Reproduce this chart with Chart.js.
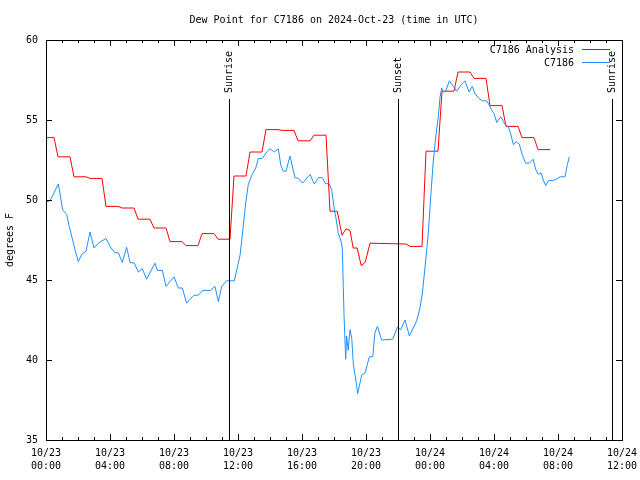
<!DOCTYPE html>
<html>
<head>
<meta charset="utf-8">
<script src="https://cdn.jsdelivr.net/npm/chart.js@4"></script>
<style>
  body { margin: 0; background: #fff; }
  canvas { display: block; }
</style>
</head>
<body>
<canvas id="graficoOrvalho" width="640" height="480"></canvas>
<script>
// hours since 10/23 00:00 UTC
const analysisHours = [0, 0.5, 0.75, 1.5, 1.75, 2.5, 2.75, 3.5, 3.75, 4.5, 4.75, 5.5, 5.75, 6.5, 6.75, 7.5,
  7.75, 8.5, 8.75, 9.5, 9.75, 10.5, 10.75, 11.5, 11.75, 12.5, 12.75, 13.5, 13.75, 14.5, 14.75, 15.5,
  15.75, 16.5, 16.75, 17.5, 17.75, 18.2, 18.5, 18.75, 19.0, 19.2, 19.45, 19.7, 19.95, 20.25, 22.5, 22.75,
  23.5, 23.75, 24.5, 24.75, 25.5, 25.75, 26.5, 26.75, 27.5, 27.75, 28.5, 28.75, 29.5, 29.75, 30.5, 30.75, 31.5];
const analysisDew = [53.9, 53.9, 52.7, 52.7, 51.45, 51.45, 51.35, 51.35, 49.6, 49.6, 49.5, 49.5, 48.8, 48.8, 48.25, 48.25,
  47.4, 47.4, 47.15, 47.15, 47.9, 47.9, 47.55, 47.55, 51.5, 51.5, 53.0, 53.0, 54.4, 54.4, 54.35, 54.35,
  53.7, 53.7, 54.05, 54.05, 49.3, 49.3, 47.8, 48.2, 48.1, 47.0, 47.0, 45.9, 46.1, 47.3, 47.25, 47.1,
  47.1, 53.05, 53.05, 56.8, 56.8, 58.0, 58.0, 57.6, 57.6, 55.9, 55.9, 54.6, 54.6, 53.9, 53.9, 53.15, 53.15];

const stationHours = [0.04, 0.25, 0.77, 1.04, 1.29, 1.44, 1.64, 1.81, 2.02, 2.23, 2.5, 2.75, 3.0, 3.27, 3.75, 4.06,
  4.31, 4.52, 4.77, 5.04, 5.25, 5.52, 5.77, 6.02, 6.29, 6.81, 6.96, 7.27, 7.5, 8.0, 8.27, 8.52,
  8.79, 9.0, 9.25, 9.52, 9.79, 10.29, 10.56, 10.77, 10.98, 11.29, 11.77, 12.13, 12.29, 12.48, 12.64, 12.86,
  13.11, 13.27, 13.52, 13.79, 14.0, 14.27, 14.52, 14.67, 14.83, 15.0, 15.25, 15.56, 15.77, 16.04, 16.5, 16.77,
  17.02, 17.27, 17.48, 17.69, 17.86, 18.02, 18.11, 18.27, 18.42, 18.52, 18.58, 18.63, 18.73, 18.79, 18.89, 19.0,
  19.11, 19.21, 19.38, 19.48, 19.73, 19.94, 20.21, 20.42, 20.56, 20.71, 20.98, 21.67, 21.96, 22.17, 22.44, 22.71,
  23.17, 23.38, 23.52, 23.69, 23.89, 24.06, 24.21, 24.36, 24.52, 24.63, 24.73, 24.83, 24.98, 25.21, 25.46, 25.67,
  25.94, 26.19, 26.44, 26.64, 26.81, 27.06, 27.27, 27.54, 27.69, 27.86, 28.0, 28.17, 28.38, 28.48, 28.58, 28.75,
  28.89, 29.04, 29.21, 29.38, 29.58, 29.77, 29.98, 30.21, 30.44, 30.61, 30.77, 30.94, 31.08, 31.23, 31.39, 31.81,
  32.13, 32.44, 32.58, 32.71];
const stationDew = [49.9, 49.95, 51.0, 49.4, 49.1, 48.4, 47.6, 46.9, 46.15, 46.6, 46.8, 48.0, 47.0, 47.3, 47.6, 47.0,
  46.7, 46.7, 46.1, 47.05, 46.1, 46.05, 45.5, 45.7, 45.05, 46.05, 45.6, 45.6, 44.6, 45.2, 44.5, 44.5,
  43.55, 43.8, 44.05, 44.05, 44.35, 44.35, 44.6, 43.65, 44.6, 44.95, 44.95, 46.55, 48.0, 49.8, 50.95, 51.55,
  52.0, 52.6, 52.6, 53.0, 53.2, 53.0, 53.2, 52.2, 51.8, 51.8, 52.75, 51.4, 51.35, 51.05, 51.6, 51.0,
  51.4, 51.4, 51.0, 51.05, 50.6, 49.4, 48.95, 47.9, 47.5, 47.0, 44.6, 42.7, 40.05, 41.5, 40.6, 41.9,
  41.35, 39.7, 38.65, 37.9, 39.05, 39.2, 40.2, 40.2, 41.7, 42.1, 41.25, 41.3, 42.05, 41.9, 42.5, 41.5,
  42.45, 43.3, 44.15, 45.8, 47.9, 50.4, 52.5, 53.95, 55.2, 56.45, 57.0, 56.75, 56.8, 57.45, 57.1, 56.8,
  57.2, 57.45, 56.75, 57.1, 56.65, 56.35, 56.2, 56.2, 55.95, 55.6, 55.4, 54.85, 55.15, 55.15, 54.9, 54.65,
  54.6, 54.15, 53.45, 53.65, 53.5, 52.8, 52.3, 52.3, 52.55, 51.9, 51.6, 51.7, 51.25, 50.9, 51.2, 51.25,
  51.45, 51.45, 52.2, 52.7];

const sunHours = [11.44, 22.02, 35.35];
const sunLabels = ['Sunrise', 'Sunset', 'Sunrise'];

const xTickLabels = [
  ['10/23', '00:00'], ['10/23', '04:00'], ['10/23', '08:00'], ['10/23', '12:00'], ['10/23', '16:00'],
  ['10/23', '20:00'], ['10/24', '00:00'], ['10/24', '04:00'], ['10/24', '08:00'], ['10/24', '12:00']
];

const fonte = { family: '"DejaVu Sans Mono", monospace', size: 10 };
const fonteCanvas = '10px "DejaVu Sans Mono", monospace';

const moldura = {
  id: 'moldura',
  afterDatasetsDraw(chart) {
    const ctx = chart.ctx, a = chart.chartArea;
    const x = chart.scales.x, y = chart.scales.y;
    ctx.save();
    ctx.strokeStyle = '#000';
    ctx.lineWidth = 1;
    ctx.strokeRect(a.left + 0.5, a.top + 0.5, a.right - a.left, a.bottom - a.top);

    ctx.beginPath();
    for (let h = x.min; h <= x.max; h++) {
      const px = Math.round(x.getPixelForValue(h)) + 0.5;
      const len = h % 4 === 0 ? 6 : 3;
      ctx.moveTo(px, a.bottom); ctx.lineTo(px, a.bottom - len);
      ctx.moveTo(px, a.top); ctx.lineTo(px, a.top + len);
    }
    y.ticks.forEach(t => {
      const py = Math.round(y.getPixelForValue(t.value)) + 0.5;
      ctx.moveTo(a.left, py); ctx.lineTo(a.left + 6, py);
      ctx.moveTo(a.right, py); ctx.lineTo(a.right - 6, py);
    });
    ctx.stroke();

    // sunrise / sunset
    ctx.font = fonteCanvas;
    ctx.fillStyle = '#000';
    sunHours.forEach((h, i) => {
      const px = Math.round(x.getPixelForValue(h)) + 0.5;
      ctx.beginPath();
      ctx.moveTo(px, a.top + 59);
      ctx.lineTo(px, a.bottom);
      ctx.stroke();
      ctx.save();
      ctx.translate(px, a.top + 53);
      ctx.rotate(-Math.PI / 2);
      ctx.textAlign = 'left';
      ctx.textBaseline = 'middle';
      ctx.fillText(sunLabels[i], 0, 0);
      ctx.restore();
    });

    // legenda
    ctx.textAlign = 'right';
    ctx.textBaseline = 'middle';
    chart.data.datasets.forEach((ds, i) => {
      const ly = a.top + 9 + i * 13;
      ctx.fillStyle = '#000';
      ctx.fillText(ds.label, a.right - 48, ly + 1);
      ctx.strokeStyle = ds.borderColor;
      ctx.beginPath();
      ctx.moveTo(a.right - 40, ly + 0.5);
      ctx.lineTo(a.right - 12, ly + 0.5);
      ctx.stroke();
    });
    ctx.restore();
  }
};

new Chart(document.getElementById('graficoOrvalho'), {
  type: 'line',
  data: {
    datasets: [{
      label: 'C7186 Analysis',
      data: analysisHours.map((h, i) => ({ x: h, y: analysisDew[i] })),
      borderColor: '#ff0000',
      borderWidth: 1,
      pointRadius: 0,
      tension: 0,
      order: 1
    }, {
      label: 'C7186',
      data: stationHours.map((h, i) => ({ x: h, y: stationDew[i] })),
      borderColor: '#1e90ff',
      borderWidth: 1,
      pointRadius: 0,
      tension: 0,
      order: 0
    }]
  },
  options: {
    responsive: false,
    animation: false,
    devicePixelRatio: 1,
    layout: { padding: { left: 0, right: 18, top: 0, bottom: 0 } },
    plugins: {
      legend: { display: false },
      tooltip: { enabled: false },
      title: {
        display: true,
        text: 'Dew Point for C7186 on 2024-Oct-23 (time in UTC)',
        font: { family: fonte.family, size: 10, weight: 'normal' },
        color: '#000',
        fullSize: false,
        padding: { top: 14, bottom: 14 }
      }
    },
    scales: {
      x: {
        type: 'linear',
        min: 0,
        max: 36,
        grid: { display: false, drawTicks: false },
        border: { display: false },
        afterFit: s => { s.height = 40; s.paddingLeft = 0; s.paddingRight = 0; },
        ticks: {
          stepSize: 4,
          autoSkip: false,
          maxRotation: 0,
          padding: 7,
          color: '#000',
          font: { family: fonte.family, size: 10, lineHeight: 1.3 },
          callback: v => xTickLabels[v / 4]
        }
      },
      y: {
        min: 35,
        max: 60,
        grid: { display: false, drawTicks: false },
        border: { display: false },
        afterFit: s => { s.width = 46; },
        ticks: {
          stepSize: 5,
          padding: 8,
          color: '#000',
          font: fonte
        },
        title: {
          display: true,
          text: 'degrees F',
          color: '#000',
          font: fonte,
          padding: { top: 4, bottom: 0 }
        }
      }
    }
  },
  plugins: [moldura]
});
</script>
</body>
</html>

---

AIM:
Give again, word for word, every line from the top of the data through the line with "53.9, 53.15, 53.15];", both ends included, and exclude the pictures.

TASK ANSWER:
Reproduce this chart with Chart.js.
<!DOCTYPE html>
<html>
<head>
<meta charset="utf-8">
<script src="https://cdn.jsdelivr.net/npm/chart.js@4"></script>
<style>
  body { margin: 0; background: #fff; }
  canvas { display: block; }
</style>
</head>
<body>
<canvas id="graficoOrvalho" width="640" height="480"></canvas>
<script>
// hours since 10/23 00:00 UTC
const analysisHours = [0, 0.5, 0.75, 1.5, 1.75, 2.5, 2.75, 3.5, 3.75, 4.5, 4.75, 5.5, 5.75, 6.5, 6.75, 7.5,
  7.75, 8.5, 8.75, 9.5, 9.75, 10.5, 10.75, 11.5, 11.75, 12.5, 12.75, 13.5, 13.75, 14.5, 14.75, 15.5,
  15.75, 16.5, 16.75, 17.5, 17.75, 18.2, 18.5, 18.75, 19.0, 19.2, 19.45, 19.7, 19.95, 20.25, 22.5, 22.75,
  23.5, 23.75, 24.5, 24.75, 25.5, 25.75, 26.5, 26.75, 27.5, 27.75, 28.5, 28.75, 29.5, 29.75, 30.5, 30.75, 31.5];
const analysisDew = [53.9, 53.9, 52.7, 52.7, 51.45, 51.45, 51.35, 51.35, 49.6, 49.6, 49.5, 49.5, 48.8, 48.8, 48.25, 48.25,
  47.4, 47.4, 47.15, 47.15, 47.9, 47.9, 47.55, 47.55, 51.5, 51.5, 53.0, 53.0, 54.4, 54.4, 54.35, 54.35,
  53.7, 53.7, 54.05, 54.05, 49.3, 49.3, 47.8, 48.2, 48.1, 47.0, 47.0, 45.9, 46.1, 47.3, 47.25, 47.1,
  47.1, 53.05, 53.05, 56.8, 56.8, 58.0, 58.0, 57.6, 57.6, 55.9, 55.9, 54.6, 54.6, 53.9, 53.9, 53.15, 53.15];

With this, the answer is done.